Aynı zihniyetin çok acı bir başka yansımasına da bir Ak Parti Genel Başkan Yardımcısı’nın, akıl almaz sözleriyle şahit olduk. Bu yönetici çıktı, bu ülkenin 6 milyon vatandaşına ‘Allah belanızı versin’ dedi. Milletine bela okuyan bir siyasetçi.  Bu Türk siyasi tarihinde bir ilk. Bu Türk siyasi tarihinde utançla hatırlanacak bir terbiyesizlik. ‘Nereden nereye geldi Türkiye’ değil mi? Dün kendinden olmayana terörist diyen bu zihniyet, Bugün, işi iyice abartıp, kendine oy vermeyene bela okur hale geldi. Bir yandan Apo’nun mektubunu okutturup el birliğiyle teröriste güzellemeler yapacaksınız, devletin televizyonunu gönderip röportaj yapacaksınız. Sonra çıkıp sırf size oy vermiyorlar diye bu memleketin insanlarına bela okuyacaksınız. Yazıklar olsun. İşin en acısı da ne biliyor musunuz? Bu şımarık, bu şuursuz davranışlarla, bölücü teröre hizmet ettiklerinin farkında bile değiller. Terör örgütünün yöneticileri, şu an sırıtarak el ovuşturuyorlardır. Düşünsenize, hükümetten biri çıkıp dünyaya, ‘PKK’nın 6 milyon destekçisi var’ diyor. İşte size Ak Parti’nin devlet yönetimi anlayışı. İşte size Ak Parti yöneticilerinin gerçek yüzü.

ZENGİN’E SERT SÖZLER

O densiz genel başkan yardımcısını da hemen görevden alın partinizde mümkünde herhangi bir insanın göremeyeceği eline mikrofon verilemeyecek bir yere koyun.

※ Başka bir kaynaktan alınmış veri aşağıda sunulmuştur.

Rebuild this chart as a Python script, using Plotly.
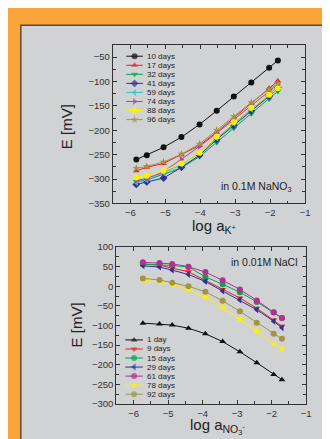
import plotly.graph_objects as go

# ---------------- data ----------------
x_k = [-5.83, -5.53, -5.05, -4.54, -4.02, -3.53, -3.04, -2.54, -2.03, -1.78]
top_names = ["10 days", "17 days", "32 days", "41 days", "59 days", "74 days", "88 days", "96 days"]
d10 = [-260, -251, -235, -214, -188, -160, -131, -102, -72, -57]
d17 = [-283, -276, -268, -250, -231, -204, -175, -145, -114, -99]
d32 = [-305, -302, -290, -277, -254, -225, -196, -166, -136, -120]
d41 = [-311, -306, -298, -276, -251, -219, -190, -160, -130, -113]
d59 = [-307, -302, -287, -270, -246, -216, -186, -157, -127, -110]
d74 = [-303, -299, -285, -260, -233, -206, -178, -148, -119, -106]
d88 = [-297, -293, -283, -268, -246, -213, -183, -154, -127, -114]
d96 = [-278, -274, -265, -249, -228, -200, -172, -143, -116, -104]
top_values = [d10, d17, d32, d41, d59, d74, d88, d96]

x_n = [-5.73, -5.25, -4.88, -4.41, -3.92, -3.42, -2.92, -2.43, -1.94, -1.70]
bot_names = ["1 day", "9 days", "15 days", "29 days", "61 days", "78 days", "92 days"]
b1 = [-94, -96, -99, -107, -121, -141, -167, -195, -225, -238]
b9 = [57, 54, 46, 37, 15, -8, -30, -56, -86, -102]
b15 = [56, 55, 53, 49, 24, 5, -15, -40, -67, -81]
b29 = [52, 49, 41, 30, 12, -12, -35, -60, -89, -106]
b61 = [61, 59, 57, 50, 36, 15, -8, -36, -66, -81]
b78 = [16, 11, 4, -9, -28, -55, -84, -115, -147, -159]
b92 = [20, 16, 9, 0, -14, -37, -64, -93, -121, -134]
bot_values = [b1, b9, b15, b29, b61, b78, b92]

# ---------------- styles ----------------
top_colors = ["#111111", "#ee1c24", "#00a651", "#2e3192", "#38c0c0", "#b2459a", "#fff200", "#a39540"]
top_symbols = ["circle", "triangle-up", "triangle-down", "diamond", "triangle-left",
               "triangle-right", "circle", "star"]
bot_colors = ["#111111", "#ee1c24", "#00a651", "#2e3192", "#b2318f", "#fff200", "#a39540"]
bot_symbols = ["triangle-up", "triangle-down", "circle", "triangle-left", "circle", "star", "circle"]

W, H = 330, 439
FONT = "Liberation Sans, Arial, sans-serif"
AX = "#333333"
ORANGE = "#F9A53A"
GREY = "#D1D2D4"


def px(xp):
    return xp / W


def py(yp):
    return 1 - yp / H


fig = go.Figure()

for name, vals, c, s in zip(top_names, top_values, top_colors, top_symbols):
    fig.add_trace(go.Scatter(x=x_k, y=vals, name=name, mode="lines+markers",
                             line=dict(color=c, width=1),
                             marker=dict(color=c, symbol=s, size=6, line=dict(width=0)),
                             xaxis="x", yaxis="y", showlegend=False))

for name, vals, c, s in zip(bot_names, bot_values, bot_colors, bot_symbols):
    fig.add_trace(go.Scatter(x=x_n, y=vals, name=name, mode="lines+markers",
                             line=dict(color=c, width=1),
                             marker=dict(color=c, symbol=s, size=6, line=dict(width=0)),
                             xaxis="x2", yaxis="y2", showlegend=False))

# custom compact legends (swatches on helper axes)
annotations = []
for i, (name, c, s) in enumerate(zip(top_names, top_colors, top_symbols)):
    fig.add_trace(go.Scatter(x=[0, 0.5, 1], y=[i, i, i], mode="lines+markers",
                             line=dict(color=c, width=1),
                             marker=dict(color=c, symbol=s, size=[0, 6, 0], line=dict(width=0)),
                             xaxis="x3", yaxis="y3", showlegend=False, hoverinfo="skip"))
    annotations.append(dict(x=1, y=i, xref="x3", yref="y3", text=name, showarrow=False,
                            xanchor="left", yanchor="middle", xshift=2,
                            font=dict(family=FONT, size=8, color="#222")))
for i, (name, c, s) in enumerate(zip(bot_names, bot_colors, bot_symbols)):
    fig.add_trace(go.Scatter(x=[0, 0.5, 1], y=[i, i, i], mode="lines+markers",
                             line=dict(color=c, width=1),
                             marker=dict(color=c, symbol=s, size=[0, 6, 0], line=dict(width=0)),
                             xaxis="x4", yaxis="y4", showlegend=False, hoverinfo="skip"))
    annotations.append(dict(x=1, y=i, xref="x4", yref="y4", text=name, showarrow=False,
                            xanchor="left", yanchor="middle", xshift=2,
                            font=dict(family=FONT, size=8, color="#222")))

axis_common = dict(showline=True, linecolor=AX, linewidth=1.3, mirror="ticks",
                   ticks="inside", ticklen=4, tickwidth=1, tickcolor=AX,
                   showgrid=False, zeroline=False,
                   tickfont=dict(family=FONT, size=9.5, color="#333"),
                   minor=dict(ticks="inside", ticklen=2.5, tickwidth=1, tickcolor=AX))

fig.update_layout(
    width=W, height=H, margin=dict(l=0, r=0, t=0, b=0),
    paper_bgcolor=ORANGE, plot_bgcolor="rgba(0,0,0,0)",
    xaxis=dict(domain=[px(106.5), px(301.7)], range=[-6.5, -1], dtick=1, anchor="y",
               minor_dtick=0.5, **axis_common),
    yaxis=dict(domain=[py(194.3), py(31.7)], range=[-350, -25], dtick=50, anchor="x",
               minor_dtick=25, **axis_common),
    xaxis2=dict(domain=[px(110), px(302.7)], range=[-6.5, -1], dtick=1, anchor="y2",
                minor_dtick=0.5, **axis_common),
    yaxis2=dict(domain=[py(400), py(239)], range=[-300, 100], dtick=50, anchor="x2",
                minor_dtick=25, **axis_common),
    xaxis3=dict(domain=[px(120), px(137)], range=[0, 1], visible=False, anchor="y3"),
    yaxis3=dict(domain=[py(43.3 + 7.5 * 9.29), py(43.3 - 0.5 * 9.29)], range=[7.5, -0.5],
                visible=False, anchor="x3"),
    xaxis4=dict(domain=[px(119), px(137)], range=[0, 1], visible=False, anchor="y4"),
    yaxis4=dict(domain=[py(334.3 + 6.5 * 9.28), py(334.3 - 0.5 * 9.28)], range=[6.5, -0.5],
                visible=False, anchor="x4"),
    showlegend=False,
)

# background panel
fig.add_shape(type="rect", xref="paper", yref="paper", x0=px(13), x1=1.01, y0=-0.01, y1=py(11.5),
              fillcolor=GREY, line=dict(color="#5a4a3a", width=1.5), layer="below")

title_font = dict(family=FONT, size=15, color="#222")
annotations += [
    dict(x=px(59), y=py(116), xref="paper", yref="paper", text="E [mV]", textangle=-90,
         showarrow=False, font=title_font, xanchor="center", yanchor="middle"),
    dict(x=px(70), y=py(318.5), xref="paper", yref="paper", text="E [mV]", textangle=-90,
         showarrow=False, font=title_font, xanchor="center", yanchor="middle"),
    dict(x=px(185), y=py(218), xref="paper", yref="paper", text="log a<sub>K<sup>+</sup></sub>",
         showarrow=False, font=title_font, xanchor="left", yanchor="middle"),
    dict(x=px(183), y=py(423), xref="paper", yref="paper",
         text="log a<sub>NO<sub>3</sub><sup>-</sup></sub>",
         showarrow=False, font=title_font, xanchor="left", yanchor="middle"),
    dict(x=px(214), y=py(177), xref="paper", yref="paper", text="in 0.1M NaNO<sub>3</sub>",
         showarrow=False, font=dict(family=FONT, size=10.5, color="#222"),
         xanchor="left", yanchor="middle"),
    dict(x=px(224), y=py(254.5), xref="paper", yref="paper", text="in 0.01M NaCl",
         showarrow=False, font=dict(family=FONT, size=10.5, color="#222"),
         xanchor="left", yanchor="middle"),
]
fig.update_layout(annotations=annotations)

fig.write_html("out.html")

AK Parti ve matruşka gibi iç içe geçtikleri çeşitli boyutlardaki ortakları devlet değil. Devlet kurumdur, siyasetçiler gelip geçe Türk devleti ebed müddettir. O nedenle her geçen gün eriyen partilerinin seçim kazanma stratejilerine devlet denmez. Partizanlıkla devlet farklı şeylerdir. Devletin trolü gibi atanmışlarınızın abuk sabun sözlerini devlet aklı siye satmaya çalışamazsınız. Yönetenlerin beceriksiz, ciddiyetsiz olması devleti beceriksiz, ciddiyetsiz yapmaz. Kurumların parti organı gibi çalışması devleti AK partili yapmaz. Makbul vatandaş olabilmenin tek şartının AK Partiyi desteklemek sanılması devletin değil iktidardaki partinin ne kadar sorunlu olduğuna ve devleti ne kadar tahrip ettiğini gösterir. Doğru yönetim Sayın Erdoğan’ın sınıfta kaldığı, bir çok konunun yanında aynı zamanda ülkemizin kaynaklarının nasıl ve kim için harcandığıyla da ilgilidir. Bakın ilk günden bu yana ısrarla takip ettiğimiz bir konu var. İşsizlik bu kadar artarken esnafımız kapısına kilit vururken Türkiye o beş müteahhidine mahkum etmeyin diyoruz. Millete hepi topu 53 milyar lira destek olduk diye övünürken o beş müteahhide onun kat kat üstünde garanti parası ödüyorlar.

MİLLET SENİ EVE GÖNDERECEK

Kendi esnafının feryadını duymayıp Japon esnaf zorda diye haber yapan bu zihniyetin patronu döndü dolaştı düşündü taşındı geliri azalan müteahhidin yardımına koştu. (Havalimanı kararına tepki) Yine milletini duymadı. Sayın Erdoğan millete gelince cebinde akrep var müteahidine gelince buyur dükkan senin diyorsun. Utanmadan yokluk çeken milletinin adına çay atıyorsun .Yazıktır, günahtır. Seni o makamlara getiren o kodamanlar değil millettir millet. Senin artık milletimize verecek bir şeyin kalmadı. Bunu kabullen artık. Algı karın doyurmuyor Sayın Erdoğan. Siyaset iletişimiyle ay sonu gelmiyor. Yapay gündemler faturaları ödemiyor. Karar merci yalnızca millettir. Sen bu kafayla gitmeye devam edersen bu cefakâr millet seni sandıkta aya değil eve gönderecek haberin olsun.”